Guestpert : Kenneth Rippetoe Category : Health, Fitness, and Beauty Tags : Olympics, Strength Training

Kenneth is the founder and head coach of One with the Water, a nonprofit swim school that offers need-based scholarships to children with special needs, adults, low-income families, and service-disabled Veterans. He is a certified US Paralympic Disabilities Swim Coach and a strength and conditioning coach.


The Winter Olympics are here! … it’s time to park ourselves in front of the TV and marvel at the gravity-defying, record-breaking, hair-raising feats performed on a regular basis by elite athletes from all over the world. (Sometimes off the foeld too!) It’s easy to think that we could never do something like that (And truth be told, most of us will never achieve a perfect score in the halfpipe like Shaun White just did. Many of us will never even attempt the halfpipe.) But that’s no reason to give up. You may not be able to duplicate their skill, but you can train to achieve their strength. 

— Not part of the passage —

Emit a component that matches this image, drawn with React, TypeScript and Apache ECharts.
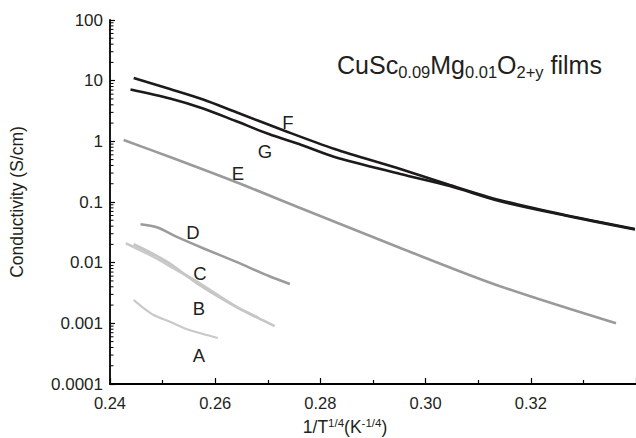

The secret for elite athletes is this: Practice and training. I know you are thinking that sounds like the exact same thing, but it isn’t. First, practice is just the repetitive, accurate, and precise movement needed for your sport … a triple axle, a Double McTwist 1260 if you are Shaun White, or a gravity defying multiple spin through the air off a ski ramp . Practice uses specific muscle memory over a long period time to increase both the precision and the accuracy of the movement. 

 

 

 

Training, on the other hand, creates whole body physiological changes based on certain training goals. (Endurance, strength, flexibility). These changes aren’t dependent on any specific movement patterns the way practice is. And most important, they are most efficient with effective training programs. Every training program should include workouts that apply the most efficient amount of stress to create change. Long story short - all athletes need non-sport specific training 

 

I’ll tell you what they are all doing … the snowboarders, the skaters, the skiers, the bobsledders. Regardless of sport, I guarantee every one of these athletes is utilizing strength training. Simply put, strength is our muscles’ ability to produce force against resistance. Whether it be gravity, the ground, an object, or another individual. Every sport requires an interaction between the athlete and an opposing force. Lindsay Jacobellis can’t generate the height and speed needed to flip through the air without producing a tremendous amount of force through her legs. She doesn’t get that force from practicing tricks. She gets it from getting stronger. She trains her butt off, not just in the gym, but with her rescue dogs, on the water surfing, and other things she keeps to herself, for the obvious advantage. 

Here’s where the barbell comes in. Doesn’t have to be complicated, and you don’t have to be an Olympic Athlete to do it. “Barbell training makes use of the body’s most basic movement patterns – barbell exercises that involve all of the body’s muscle mass – utilized over the longest effective range of motion and loaded progressively, to force the adaptations necessary for increased strength.” - Founder of Starting Strength

Bottom line: if you are the most accurate and the most precise, you are the most skilled. That’s why you practice. Combine it with effective training, and a dose of talent and you see the best in the world we are gathering to watch in February. The reality is that while we may not have the natural talent of some of these elite athletes, we all have the ability to practice more and train harder to produce better results in our chosen lane, be it recreational, or professional.